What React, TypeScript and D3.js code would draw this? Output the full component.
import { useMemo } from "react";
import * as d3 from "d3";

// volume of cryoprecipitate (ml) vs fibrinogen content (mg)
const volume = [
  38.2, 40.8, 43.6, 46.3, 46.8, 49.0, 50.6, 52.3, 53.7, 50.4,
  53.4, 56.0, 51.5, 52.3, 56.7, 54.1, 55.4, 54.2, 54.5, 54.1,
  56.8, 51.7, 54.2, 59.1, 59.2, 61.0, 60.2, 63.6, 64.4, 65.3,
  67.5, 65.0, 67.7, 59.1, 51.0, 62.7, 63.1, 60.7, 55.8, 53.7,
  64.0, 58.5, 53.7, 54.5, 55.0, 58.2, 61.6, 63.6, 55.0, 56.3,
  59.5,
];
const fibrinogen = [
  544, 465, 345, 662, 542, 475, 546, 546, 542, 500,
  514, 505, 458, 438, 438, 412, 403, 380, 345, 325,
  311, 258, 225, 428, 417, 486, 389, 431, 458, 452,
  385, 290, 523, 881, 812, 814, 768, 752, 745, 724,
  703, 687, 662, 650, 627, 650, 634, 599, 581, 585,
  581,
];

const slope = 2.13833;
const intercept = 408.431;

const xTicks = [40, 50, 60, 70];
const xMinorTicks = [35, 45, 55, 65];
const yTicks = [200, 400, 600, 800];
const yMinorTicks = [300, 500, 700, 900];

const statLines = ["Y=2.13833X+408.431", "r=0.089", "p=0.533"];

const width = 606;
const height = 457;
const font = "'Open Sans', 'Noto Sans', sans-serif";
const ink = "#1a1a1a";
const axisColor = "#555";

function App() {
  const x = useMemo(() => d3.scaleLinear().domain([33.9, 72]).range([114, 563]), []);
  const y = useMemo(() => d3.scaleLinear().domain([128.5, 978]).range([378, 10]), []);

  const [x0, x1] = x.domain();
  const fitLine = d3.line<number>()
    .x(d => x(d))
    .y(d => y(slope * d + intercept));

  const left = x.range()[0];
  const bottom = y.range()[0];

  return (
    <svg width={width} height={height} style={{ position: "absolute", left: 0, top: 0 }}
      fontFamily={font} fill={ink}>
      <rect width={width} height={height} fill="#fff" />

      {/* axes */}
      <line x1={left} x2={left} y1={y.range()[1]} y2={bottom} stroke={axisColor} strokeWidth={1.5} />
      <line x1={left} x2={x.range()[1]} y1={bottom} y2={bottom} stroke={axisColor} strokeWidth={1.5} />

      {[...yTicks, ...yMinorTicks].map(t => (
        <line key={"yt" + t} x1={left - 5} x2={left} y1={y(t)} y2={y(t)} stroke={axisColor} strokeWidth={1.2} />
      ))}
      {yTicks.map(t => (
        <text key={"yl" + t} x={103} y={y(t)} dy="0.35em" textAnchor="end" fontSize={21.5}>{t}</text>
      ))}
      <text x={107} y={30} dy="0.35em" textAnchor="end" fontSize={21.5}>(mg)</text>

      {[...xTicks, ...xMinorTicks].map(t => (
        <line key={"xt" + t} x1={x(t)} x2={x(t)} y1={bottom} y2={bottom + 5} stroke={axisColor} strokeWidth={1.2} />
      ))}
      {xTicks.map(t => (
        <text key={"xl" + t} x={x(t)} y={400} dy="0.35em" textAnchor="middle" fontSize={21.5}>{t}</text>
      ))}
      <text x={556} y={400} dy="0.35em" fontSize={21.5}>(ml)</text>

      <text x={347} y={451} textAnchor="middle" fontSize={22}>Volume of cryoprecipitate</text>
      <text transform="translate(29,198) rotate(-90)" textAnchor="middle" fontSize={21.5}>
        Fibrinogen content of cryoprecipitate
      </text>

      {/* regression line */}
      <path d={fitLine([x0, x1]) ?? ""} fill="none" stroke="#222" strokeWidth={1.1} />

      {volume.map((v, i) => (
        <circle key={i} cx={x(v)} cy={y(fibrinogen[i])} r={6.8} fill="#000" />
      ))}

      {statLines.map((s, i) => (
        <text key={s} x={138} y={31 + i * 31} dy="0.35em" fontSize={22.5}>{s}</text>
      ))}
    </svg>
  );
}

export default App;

--

### Do this:
Exactly repeat the lines above, from the opening line through the one with "import * as", and include nothing else.

### Final result:
What React, TypeScript and D3.js code would draw this? Output the full component.
import { useMemo } from "react";
import * as d3 from "d3";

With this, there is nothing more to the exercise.